O segundo vai para a necessidade que vejo em proclamar a importância das ideologias, e o direito a possuí-las. As vozes que contra elas se erguem estão, na maioria dos casos, marcadas pela hipocrisia: vemos, por exemplo, os protagonistas da agressiva ideologia neo-liberal a vender a falsa idéia de que o seu estar e o seu discurso são não ideológicos e se pautam pelos interesses abstratos do país.

O terceiro, subsequente do anterior, vai para a validade das utopias, fonte primeira de todos os avanços feitos, até hoje, pela sociedade e pela ciência, constituindo, nesse sentido, um forma incontornável de conhecimento.

O quarto vai para o imperativo de agirmos tendo a consciência de que “não há coisas grandes, mas apenas formas grandes de ver as coisas pequenas”. É investindo no pequeno que se constroem soluções grandes.

O quinto, vai para algo que foi dito neste encontro: concretamente, a pertinência de abandonarmos o pensamento dicotómico, substituindo-o por um pensamento complexo, capaz de abarcar a globalidade, o que não quer dizer um pensamento complicado.
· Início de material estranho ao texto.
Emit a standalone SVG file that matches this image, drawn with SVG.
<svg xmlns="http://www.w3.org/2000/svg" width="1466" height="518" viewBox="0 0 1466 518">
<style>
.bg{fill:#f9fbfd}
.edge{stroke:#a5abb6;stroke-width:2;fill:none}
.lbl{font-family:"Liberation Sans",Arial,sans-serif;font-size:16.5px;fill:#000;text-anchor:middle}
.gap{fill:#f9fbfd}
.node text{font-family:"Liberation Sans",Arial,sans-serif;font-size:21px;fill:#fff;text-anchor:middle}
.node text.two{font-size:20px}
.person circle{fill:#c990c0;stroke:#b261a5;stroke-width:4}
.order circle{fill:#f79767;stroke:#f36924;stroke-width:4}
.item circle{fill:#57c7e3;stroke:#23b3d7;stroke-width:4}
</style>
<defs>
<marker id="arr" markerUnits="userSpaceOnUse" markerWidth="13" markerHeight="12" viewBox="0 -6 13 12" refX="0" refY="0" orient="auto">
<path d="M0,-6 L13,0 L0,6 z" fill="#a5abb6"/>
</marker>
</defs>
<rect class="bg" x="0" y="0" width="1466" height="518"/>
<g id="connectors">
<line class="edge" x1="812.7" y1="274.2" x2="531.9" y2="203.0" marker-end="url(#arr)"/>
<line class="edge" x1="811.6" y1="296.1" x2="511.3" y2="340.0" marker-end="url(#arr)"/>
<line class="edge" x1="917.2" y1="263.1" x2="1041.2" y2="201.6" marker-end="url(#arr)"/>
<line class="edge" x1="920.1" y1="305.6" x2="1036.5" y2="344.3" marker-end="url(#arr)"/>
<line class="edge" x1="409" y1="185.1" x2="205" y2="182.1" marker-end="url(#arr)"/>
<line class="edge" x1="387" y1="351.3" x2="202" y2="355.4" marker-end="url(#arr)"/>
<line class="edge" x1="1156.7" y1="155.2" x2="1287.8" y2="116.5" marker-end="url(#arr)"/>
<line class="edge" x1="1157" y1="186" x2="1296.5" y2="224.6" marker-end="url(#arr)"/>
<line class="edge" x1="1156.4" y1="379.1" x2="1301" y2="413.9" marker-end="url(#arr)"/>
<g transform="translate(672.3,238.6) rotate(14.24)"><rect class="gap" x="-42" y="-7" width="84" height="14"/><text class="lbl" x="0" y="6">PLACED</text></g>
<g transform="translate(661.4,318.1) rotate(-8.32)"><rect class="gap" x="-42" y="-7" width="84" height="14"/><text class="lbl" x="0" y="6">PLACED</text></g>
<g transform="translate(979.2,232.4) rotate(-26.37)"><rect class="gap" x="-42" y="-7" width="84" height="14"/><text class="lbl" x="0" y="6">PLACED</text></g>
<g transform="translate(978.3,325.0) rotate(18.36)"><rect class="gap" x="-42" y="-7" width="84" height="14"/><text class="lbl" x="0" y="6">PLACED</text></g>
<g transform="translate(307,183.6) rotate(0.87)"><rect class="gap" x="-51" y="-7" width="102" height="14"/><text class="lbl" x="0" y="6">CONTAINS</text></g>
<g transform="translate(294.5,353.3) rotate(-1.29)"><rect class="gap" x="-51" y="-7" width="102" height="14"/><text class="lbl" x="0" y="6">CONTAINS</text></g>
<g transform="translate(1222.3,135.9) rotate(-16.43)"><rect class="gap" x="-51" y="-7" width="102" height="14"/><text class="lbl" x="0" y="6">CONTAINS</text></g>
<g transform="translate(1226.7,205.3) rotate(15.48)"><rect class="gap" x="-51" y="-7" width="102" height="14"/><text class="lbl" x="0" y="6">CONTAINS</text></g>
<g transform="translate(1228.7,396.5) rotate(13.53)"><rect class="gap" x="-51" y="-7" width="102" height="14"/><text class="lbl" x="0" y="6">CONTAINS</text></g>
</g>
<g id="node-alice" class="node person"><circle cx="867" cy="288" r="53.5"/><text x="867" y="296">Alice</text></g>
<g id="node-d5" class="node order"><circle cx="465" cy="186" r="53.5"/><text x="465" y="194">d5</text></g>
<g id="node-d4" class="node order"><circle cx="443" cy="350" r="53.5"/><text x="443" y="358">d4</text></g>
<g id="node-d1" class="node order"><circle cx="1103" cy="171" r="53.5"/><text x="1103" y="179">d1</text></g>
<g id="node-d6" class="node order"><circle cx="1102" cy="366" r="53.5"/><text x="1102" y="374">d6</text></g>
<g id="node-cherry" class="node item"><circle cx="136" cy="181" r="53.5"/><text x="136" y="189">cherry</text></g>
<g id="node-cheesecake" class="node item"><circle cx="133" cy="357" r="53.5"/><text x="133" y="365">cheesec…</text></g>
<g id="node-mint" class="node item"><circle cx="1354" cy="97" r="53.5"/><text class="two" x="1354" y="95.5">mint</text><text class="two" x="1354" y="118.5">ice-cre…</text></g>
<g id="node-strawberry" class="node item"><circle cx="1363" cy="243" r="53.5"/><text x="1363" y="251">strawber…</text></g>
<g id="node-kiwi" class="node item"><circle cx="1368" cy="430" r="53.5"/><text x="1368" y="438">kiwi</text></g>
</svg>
O sexto e último, vai para a reflexão que aqui se esboçou sobre os movimentos inorgânicos. Uma coisa é perceber que o espontâneo é instável, e muitas vezes, ineficaz... outra, é negar a sua pertinência: espontâneo foi o levantamento dos sans – coulotes , que levou à tomada da Bastilha, dando início à Revolução Francesa, espontânea foi a revolta da Maria da Fonte que conduziu à queda dos Cabrais, espontâneo  foi o movimento que conduziu à Comuna de Paris; espontânea  foi a insurreição dos camponeses que desaguou na guerrilha de Zapata, no México, espontânea foi a revolta do Gueto de Varsóvia que fez tremer o poderoso exército nazi de ocupação da Polónia, espontâneo é o movimento que, no Brasil, tem obrigado o governo a concessões imensas ao povo. Como dizia um líder do Movimento Operário Internacional, morto há cerca de 90 anos, por mais decisivo que seja o elemento consciente, ele não exclui o espontâneo: ajuda a dar-lhe sentido!
Rui d'Espiney (ICE)


[1] Esta é, com efeito, a intervenção que teria efectuado no final do Encontro. A falta de tempo obrigou-me a apenas avançar duas ou três idéias.